Felipe Massa in Melbourne: Felipe Massa und Melbourne - das ist bislang keine wirkliche Liebesgeschichte. Zwölf Mal trat der Brasilianer beim Rennen im Albert Park an, sieben Mal erreichte er nicht das Ziel. Und selbst wenn er das Schwenken der Zielflagge auf der Strecke miterlebte, mit Ruhm bekleckerte sich der langjährige Ferrari-Pilot selten, denn Punkte gab es nur bei vier Rennen. Aufgehellt wird die ernüchternde Bilanz durch Massas Podiumsfahrt von 2010, als er den Grand Prix auf dem dritten Platz beendete. 2013 sprang immerhin der vierte Rang heraus.

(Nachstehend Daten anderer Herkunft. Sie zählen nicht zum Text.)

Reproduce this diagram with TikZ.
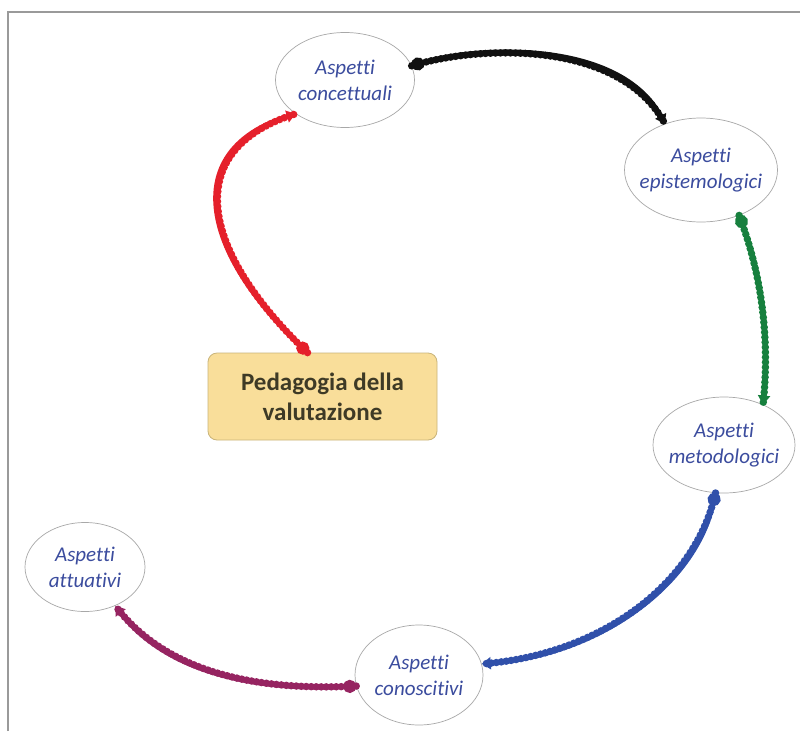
\documentclass[tikz,border=0pt]{standalone}
\usepackage{fontspec}
\setmainfont[Ligatures={NoCommon}]{Carlito}
\usetikzlibrary{arrows.meta,shapes.geometric,calc}
\definecolor{txtblue}{HTML}{3B4C9E}
\definecolor{ellline}{HTML}{A8A8A8}
\definecolor{boxfill}{HTML}{F9DE9A}
\definecolor{boxline}{HTML}{C9B47A}
\definecolor{boxtext}{HTML}{3E3A26}
\definecolor{cred}{HTML}{E5202B}
\definecolor{cblack}{HTML}{111111}
\definecolor{cgreen}{HTML}{17803E}
\definecolor{cblue}{HTML}{3050AA}
\definecolor{cpurple}{HTML}{962461}
\definecolor{framegray}{HTML}{9A9A9A}
\begin{document}
\begin{tikzpicture}[x=1pt,y=-1pt,
  aspell/.style={ellipse, draw=ellline, line width=0.7pt, fill=white, inner sep=0pt},
  asptext/.style={align=center, inner sep=0pt, text=txtblue,
    font=\fontsize{21}{26}\selectfont\itshape},
  pedbox/.style={rectangle, rounded corners=9pt, draw=boxline, line width=0.8pt,
    fill=boxfill, minimum width=229pt, minimum height=87pt, align=center,
    text=boxtext, font=\fontsize{25}{30}\selectfont\bfseries},
  conn/.style={draw=#1, line width=4.5pt,
    arrows={Circle[length=13pt,width=13pt]-Triangle[length=9pt,width=12pt]},
    postaction={draw=#1, -, line width=7.5pt, line cap=round, dash pattern=on 0pt off 5pt}}
]
\useasboundingbox (0,0) rectangle (800,731);
\fill[white] (0,0) rectangle (800,731);
\draw[framegray, line width=1.6pt] (8,731) -- (8,12) -- (800,12);

% ellipses
\node[aspell, minimum width=139pt, minimum height=95pt] (conc) at (345,80) {};
\node[asptext] (conc-t) at (conc) {Aspetti\\concettuali};
\node[aspell, minimum width=153pt, minimum height=104pt] (epi) at (701,170) {};
\node[asptext] (epi-t) at (epi) {Aspetti\\epistemologici};
\node[aspell, minimum width=142pt, minimum height=96pt] (met) at (724,445) {};
\node[asptext] (met-t) at (met) {Aspetti\\metodologici};
\node[aspell, minimum width=128pt, minimum height=100pt] (con) at (419,675) {};
\node[asptext] (con-t) at (con) {Aspetti\\conoscitivi};
\node[aspell, minimum width=120pt, minimum height=89pt] (att) at (85,567) {};
\node[asptext] (att-t) at (att) {Aspetti\\attuativi};

% central box
\node[pedbox] (ped) at (322.5,396.5) {Pedagogia della\\valutazione};

% connectors
\draw[conn=cred] ([xshift=-15pt]ped.north) .. controls (200,250) and (180,150) .. (conc.south west);
\draw[conn=cblack] (conc.12) .. controls (480,45) and (620,40) .. (epi.128);
\draw[conn=cgreen] (epi.-50) .. controls (762,275) and (770,340) .. (met.46);
\draw[conn=cblue] (met.-100) .. controls (695,585) and (600,655) .. (con.10);
\draw[conn=cpurple] (con.190) .. controls (240,692) and (160,665) .. (att.-52);
\end{tikzpicture}
\end{document}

Valtteri Bottas in Melbourne: Der Finne gab 2013 im Albert Park sein Formel-1-Debüt, kam aber nicht über den 14. Platz hinaus. Deutlich besser lief es Vorjahr: Bottas arbeitete sich vom 15. Startplatz bis auf den fünften Rang nach vorne und erzielte das bis zu diesem Zeitpunkt beste Ergebnis seiner F1-Karriere.

Redaktionskommentar

Motorsport-Magazin.com meint: Williams scheint so gut für einen Saisonauftakt in Australien gerüstet wie schon seit 1996 nicht mehr. Der FW37 ist ein deutliches Stück stärker als sein Vorgänger - Valtteri Bottas und Felipe Massa ließen während der Testfahrten mehr als nur Aufhorchen. Im Dreikampf mit Red Bull und Ferrari scheinen die Martini-Renner derzeit leicht die Nase vorne zu haben, was bei der Streckencharakteristik in Melbourne aber bereits zu einem Topkommentar reichen kann. Ich sehe Williams dort klar als zweite Kraft hinter Mercedes und rechne fest mit einem Podest für Bottas oder Massa (Samy Abdel Aal).